:: Instruction ::
Copy the lines of the data below exactly, starting at the first and stopping after the line that contains "ax.set_ylabel('')"; include no pictures.

:: Source material ::
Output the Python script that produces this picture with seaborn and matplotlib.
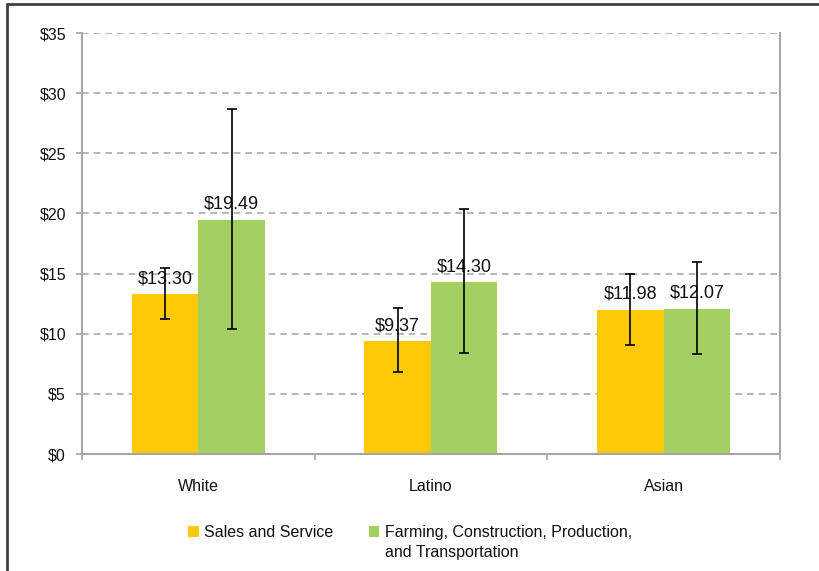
import pandas as pd
import seaborn as sns
import matplotlib.pyplot as plt
from matplotlib.lines import Line2D
from matplotlib.ticker import FuncFormatter, FixedLocator

groups = ['White', 'Latino', 'Asian']
occupations = ['Sales and Service',
               'Farming, Construction, Production,']
occupation_2nd_line = 'and Transportation'
sales = [13.30, 9.37, 11.98]
farming = [19.49, 14.30, 12.07]
# error bar ends (low, high)
sales_low = [11.2, 6.8, 9.1]
sales_high = [15.5, 12.1, 15.0]
farming_low = [10.4, 8.4, 8.3]
farming_high = [28.7, 20.4, 16.0]

colors = ['#FFC907', '#A4CF63']

df = pd.DataFrame({
    'group': groups * 2,
    'occupation': [occupations[0]] * 3 + [occupations[1]] * 3,
    'wage': sales + farming,
    'low': sales_low + farming_low,
    'high': sales_high + farming_high,
})

sns.set_style('white')
plt.rcParams['font.family'] = ['Liberation Sans', 'DejaVu Sans']

fig = plt.figure(figsize=(8.2, 5.71), dpi=100)
ax = fig.add_axes([0.1, 0.2049, 0.851, 0.7373])

sns.barplot(data=df, x='group', y='wage', hue='occupation', palette=colors,
            width=0.572, saturation=1, errorbar=None, linewidth=0, ax=ax)

# error bars and value labels on the bars
bars = ax.patches[:6]
for bar, (_, row) in zip(bars, df.iterrows()):
    xc = bar.get_x() + bar.get_width() / 2
    ax.errorbar(xc, row['wage'],
                yerr=[[row['wage'] - row['low']], [row['high'] - row['wage']]],
                fmt='none', ecolor='black', elinewidth=1.2, capsize=3.5,
                capthick=1.2, zorder=4)
    ax.annotate(f"${row['wage']:.2f}", (xc, row['wage']),
                xytext=(0, 5), textcoords='offset points',
                ha='center', va='bottom', fontsize=13, color='#111111',
                zorder=3)

ax.set_ylim(0, 35)
ax.set_xlim(-0.5, 2.5)
ax.set_yticks(range(0, 36, 5))
ax.yaxis.set_major_formatter(FuncFormatter(lambda v, p: f'${v:.0f}'))
ax.set_xlabel('')
ax.set_ylabel('')

ax.yaxis.grid(True, color='#AAAAAA', linestyle=(0, (4, 3)), linewidth=1.2)
ax.set_axisbelow(True)
for s in ['left', 'bottom', 'right']:
    ax.spines[s].set_color('#A6A6A6')
    ax.spines[s].set_linewidth(1.5)
ax.spines['top'].set_visible(False)

ax.tick_params(axis='y', length=4.5, width=1.2, color='#A6A6A6', pad=7,
               labelsize=11.5, left=True, labelcolor='#111111')
ax.tick_params(axis='x', which='major', length=0, pad=18, labelsize=11.5,
               labelcolor='#111111')
ax.xaxis.set_minor_locator(FixedLocator([-0.5, 0.5, 1.5, 2.5]))
ax.tick_params(axis='x', which='minor', bottom=True, length=4.5, width=1.2,
               color='#A6A6A6')

handles, labels = ax.get_legend_handles_labels()
ax.get_legend().remove()
leg = fig.legend(handles, labels, loc='upper center',
                 bbox_to_anchor=(0.5, 0.106), ncol=2, frameon=False,
                 fontsize=11.5, handlelength=0.65, handleheight=0.65,
                 handletextpad=0.35, columnspacing=2.2,
                 labelcolor='#111111')

# second line of the long legend label, under the first line
fig.canvas.draw()
bb = leg.get_texts()[1].get_window_extent().transformed(
    fig.transFigure.inverted())
fig.text(bb.x0, bb.y0 - 0.009, occupation_2nd_line, ha='left', va='top',
         fontsize=11.5, color='#111111')

# outer frame (only left and top edges show in the picture)
fig.add_artist(Line2D([7 / 820, 7 / 820], [0, 1 - 4 / 571],
                      transform=fig.transFigure, color='#404040', lw=2))
fig.add_artist(Line2D([7 / 820, 1], [1 - 4 / 571, 1 - 4 / 571],
                      transform=fig.transFigure, color='#404040', lw=2))

fig.savefig('out.png', dpi=100)
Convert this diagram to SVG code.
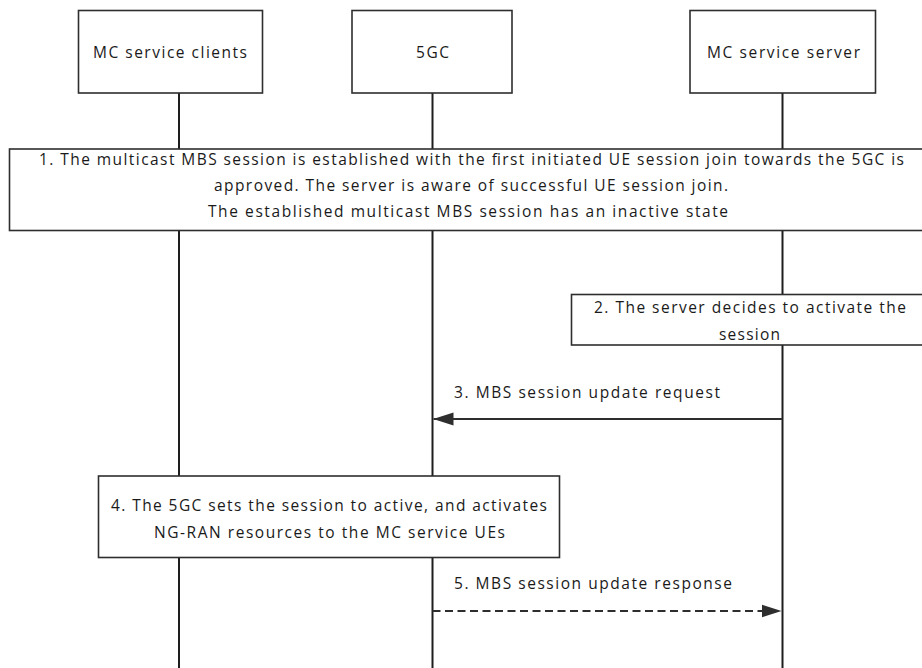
<svg xmlns="http://www.w3.org/2000/svg" width="922" height="668" viewBox="0 0 922 668">
  <style>
    .box { fill: #ffffff; stroke: #2e2e2e; stroke-width: 1.6; }
    .life { stroke: #1e1e1e; stroke-width: 2; fill: none; }
    .msg { stroke: #2e2e2e; stroke-width: 2; fill: none; }
    .dash { stroke-dasharray: 8 4.5; }
    text { font-family: "Open Sans", "Liberation Sans", sans-serif; font-size: 15.5px; fill: #1a1a1a; }
  </style>
  <defs>
    <marker id="arrow" viewBox="0 0 20 14" refX="20" refY="7" markerWidth="20" markerHeight="14" markerUnits="userSpaceOnUse" orient="auto">
      <polygon points="0,0.5 20,7 0,13.5" fill="#2e2e2e"/>
    </marker>
  </defs>

  <g id="lifelines">
    <line class="life" x1="179" y1="93" x2="179" y2="668"/>
    <line class="life" x1="432.5" y1="93" x2="432.5" y2="668"/>
    <line class="life" x1="782.5" y1="93" x2="782.5" y2="668"/>
  </g>

  <g id="node-clients">
    <rect class="box" x="78.5" y="10.5" width="184" height="82.5"/>
    <text x="93" y="57.5" textLength="154" lengthAdjust="spacing">MC service clients</text>
  </g>
  <g id="node-5gc">
    <rect class="box" x="352" y="10.5" width="160" height="82.5"/>
    <text x="416" y="57.5" textLength="33" lengthAdjust="spacing">5GC</text>
  </g>
  <g id="node-server">
    <rect class="box" x="690" y="10.5" width="185.5" height="82.5"/>
    <text x="707" y="57.5" textLength="153" lengthAdjust="spacing">MC service server</text>
  </g>

  <g id="step1">
    <rect class="box" x="9.5" y="149" width="921" height="81.5"/>
    <text x="39" y="164.5" textLength="865" lengthAdjust="spacing">1. The multicast MBS session is established with the first initiated UE session join towards the 5GC is</text>
    <text x="214" y="190.5" textLength="514" lengthAdjust="spacing">approved. The server is aware of successful UE session join.</text>
    <text x="208" y="216.5" textLength="520" lengthAdjust="spacing">The established multicast MBS session has an inactive state</text>
  </g>

  <g id="step2">
    <rect class="box" x="571.5" y="294.5" width="356" height="50.5"/>
    <text x="594" y="313" textLength="312" lengthAdjust="spacing">2. The server decides to activate the</text>
    <text x="719" y="340" textLength="61" lengthAdjust="spacing">session</text>
  </g>

  <g id="step4">
    <rect class="box" x="98.5" y="476" width="461" height="81.5"/>
    <text x="111" y="511" textLength="436" lengthAdjust="spacing">4. The 5GC sets the session to active, and activates</text>
    <text x="154" y="537.5" textLength="351" lengthAdjust="spacing">NG-RAN resources to the MC service UEs</text>
  </g>

  <g id="connectors">
    <line class="msg" x1="782.5" y1="419" x2="433.5" y2="419" marker-end="url(#arrow)"/>
    <text x="454" y="398" textLength="266" lengthAdjust="spacing">3. MBS session update request</text>
    <line class="msg dash" x1="432.5" y1="611" x2="781.5" y2="611" marker-end="url(#arrow)"/>
    <text x="454" y="589" textLength="278" lengthAdjust="spacing">5. MBS session update response</text>
  </g>
</svg>
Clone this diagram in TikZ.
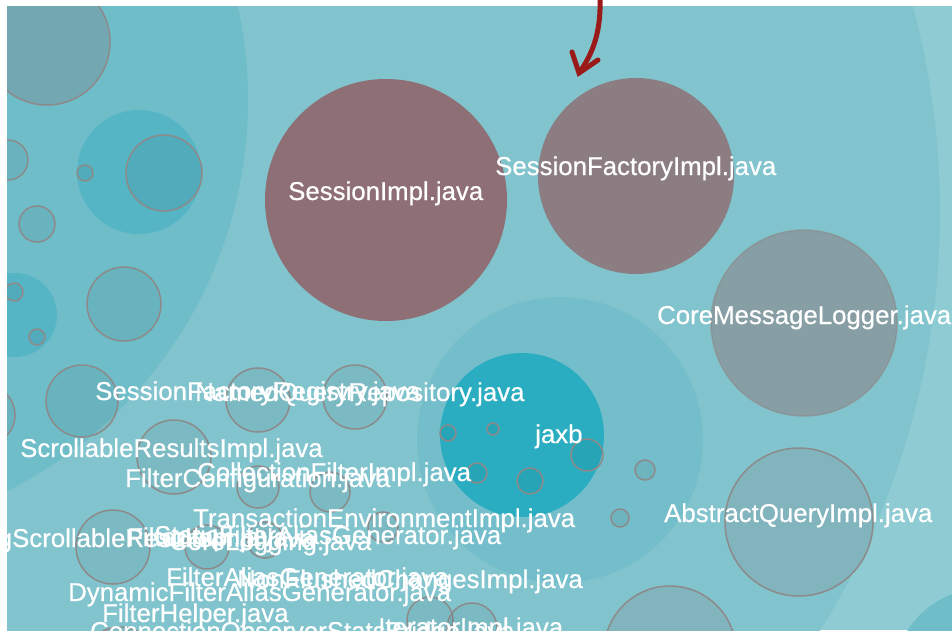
\documentclass[tikz,border=0pt]{standalone}
\usepackage{fontspec}
\setmainfont{Liberation Sans}[FakeBold=0.5]
\usetikzlibrary{arrows.meta}

\definecolor{outerbg}{HTML}{8FCBD3}
\definecolor{mainbg}{HTML}{82C4CD}
\definecolor{pkgleft}{HTML}{6EBDC9}
\definecolor{pkgmid}{HTML}{73BECA}
\definecolor{pkgdeep}{HTML}{56B5C5}
\definecolor{jaxbfill}{HTML}{2AADC0}
\definecolor{hotA}{HTML}{8E6F75}
\definecolor{hotB}{HTML}{8C7D82}
\definecolor{warmA}{HTML}{879EA4}
\definecolor{warmB}{HTML}{82B4BE}
\definecolor{warmC}{HTML}{73A8B2}
\definecolor{ringgray}{HTML}{8C8A8A}
\definecolor{arrowred}{HTML}{9A1A1A}

\tikzset{
  pkg/.style={fill=#1, draw=none},
  filecirc/.style={fill=#1, draw=ringgray, line width=1.5pt},
  leaf/.style={draw=ringgray, line width=1.5pt, fill=black, fill opacity=0.05},
  lbl/.style={text=white, inner sep=0pt, anchor=base west,
              font=\fontsize{25.8}{30}\selectfont},
}

\begin{document}
\begin{tikzpicture}[x=1pt,y=-1pt]
\useasboundingbox (0,0) rectangle (952,630);

\begin{scope}
\clip (7,6) rectangle (952,630);
% outer package and the main package disc
\fill[outerbg] (7,6) rectangle (952,630);
\fill[mainbg] (150,212) circle[radius=790];
% sub-packages
\path[pkg=pkgleft] (-190,100) circle[radius=438];
\path[pkg=pkgleft] (985,680) circle[radius=92];
\path[pkg=pkgmid] (560,440) circle[radius=143];
\path[pkg=jaxbfill] (522,435) circle[radius=82];
\path[pkg=pkgdeep] (139,172) circle[radius=62];
\path[pkg=pkgdeep] (15,315) circle[radius=42];

% large files
\path[pkg=hotA] (386,200) circle[radius=121];
\path[pkg=hotB] (636,176) circle[radius=98];
\path[filecirc=warmA, draw opacity=0.6] (804,323) circle[radius=93];
\path[filecirc=warmB] (799,522) circle[radius=74];
\path[filecirc=warmC] (47,42) circle[radius=63];
\path[filecirc=warmB] (670,652) circle[radius=66];

% small files
\foreach \cx/\cy/\r in {
  164/173/38, 85/173/8, 8/160/20, 37/224/18, 124/304/37, 14/292/9,
  37/337/8, -15/415/30, 82/401/36, 174/457/37, 258/400/32, 355/397/32,
  258/487/21, 330/492/20, 383/527/15, 207/547/22, 113/547/37, 265/540/18,
  430/620/23, 472/628/25, 120/665/38,
  448/433/8, 493/429/6, 477/473/10, 530/481/13, 587/455/16, 645/470/10,
  620/518/9}
  \path[leaf] (\cx,\cy) circle[radius=\r];
\end{scope}

% file names
\node[lbl] (l1) at (288,200) {SessionImpl.java};
\node[lbl] (l2) at (495,175) {SessionFactoryImpl.java};
\node[lbl] (l3) at (657,324) {CoreMessageLogger.java};
\node[lbl] (l4) at (664,522) {AbstractQueryImpl.java};
\node[lbl] (l5) at (535,443) {jaxb};
\node[lbl] (l6) at (95,400) {SessionFactoryRegistry.java};
\node[lbl] (l7) at (195,401) {NamedQueryRepository.java};
\node[lbl] (l8) at (20,457) {ScrollableResultsImpl.java};
\node[lbl] (l9) at (197,481) {CollectionFilterImpl.java};
\node[lbl] (l10) at (125,487) {FilterConfiguration.java};
\node[lbl] (l11) at (193,527) {TransactionEnvironmentImpl.java};
\node[lbl] (l12) at (154,544) {StaticFilterAliasGenerator.java};
\node[lbl] (l13) at (-87,547) {FetchingScrollableResultsImpl.java};
\node[lbl] (l14) at (169,550) {CoreLogging.java};
\node[lbl] (l15) at (127,546) {FilterImpl.java};
\node[lbl] (l16) at (166,586) {FilterAliasGenerator.java};
\node[lbl] (l17) at (237,588) {NonFlushedChangesImpl.java};
\node[lbl] (l18) at (68,601) {DynamicFilterAliasGenerator.java};
\node[lbl] (l19) at (102,622) {FilterHelper.java};
\node[lbl] (l20) at (378,636) {IteratorImpl.java};
\node[lbl] (l21) at (90,640) {ConnectionObserverStatsBridge.java};

% pointer arrow
\coordinate (arrtop) at (600,-2);
\coordinate (arrtip) at (579,73);
\coordinate (barbL) at (572,52);
\coordinate (barbR) at (598,60);
\draw[arrowred, line width=5pt] (arrtop) .. controls (601,30) and (594,52) .. (arrtip);
\draw[arrowred, line width=5pt, line join=miter, line cap=round] (barbL) -- (arrtip) -- (barbR);
\end{tikzpicture}
\end{document}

:: Answer below ::
Output the Python script that produces this picture with seaborn and matplotlib.
import pandas as pd
import seaborn as sns
import matplotlib.pyplot as plt
from matplotlib.lines import Line2D
from matplotlib.ticker import FuncFormatter, FixedLocator

groups = ['White', 'Latino', 'Asian']
occupations = ['Sales and Service',
               'Farming, Construction, Production,']
occupation_2nd_line = 'and Transportation'
sales = [13.30, 9.37, 11.98]
farming = [19.49, 14.30, 12.07]
# error bar ends (low, high)
sales_low = [11.2, 6.8, 9.1]
sales_high = [15.5, 12.1, 15.0]
farming_low = [10.4, 8.4, 8.3]
farming_high = [28.7, 20.4, 16.0]

colors = ['#FFC907', '#A4CF63']

df = pd.DataFrame({
    'group': groups * 2,
    'occupation': [occupations[0]] * 3 + [occupations[1]] * 3,
    'wage': sales + farming,
    'low': sales_low + farming_low,
    'high': sales_high + farming_high,
})

sns.set_style('white')
plt.rcParams['font.family'] = ['Liberation Sans', 'DejaVu Sans']

fig = plt.figure(figsize=(8.2, 5.71), dpi=100)
ax = fig.add_axes([0.1, 0.2049, 0.851, 0.7373])

sns.barplot(data=df, x='group', y='wage', hue='occupation', palette=colors,
            width=0.572, saturation=1, errorbar=None, linewidth=0, ax=ax)

# error bars and value labels on the bars
bars = ax.patches[:6]
for bar, (_, row) in zip(bars, df.iterrows()):
    xc = bar.get_x() + bar.get_width() / 2
    ax.errorbar(xc, row['wage'],
                yerr=[[row['wage'] - row['low']], [row['high'] - row['wage']]],
                fmt='none', ecolor='black', elinewidth=1.2, capsize=3.5,
                capthick=1.2, zorder=4)
    ax.annotate(f"${row['wage']:.2f}", (xc, row['wage']),
                xytext=(0, 5), textcoords='offset points',
                ha='center', va='bottom', fontsize=13, color='#111111',
                zorder=3)

ax.set_ylim(0, 35)
ax.set_xlim(-0.5, 2.5)
ax.set_yticks(range(0, 36, 5))
ax.yaxis.set_major_formatter(FuncFormatter(lambda v, p: f'${v:.0f}'))
ax.set_xlabel('')
ax.set_ylabel('')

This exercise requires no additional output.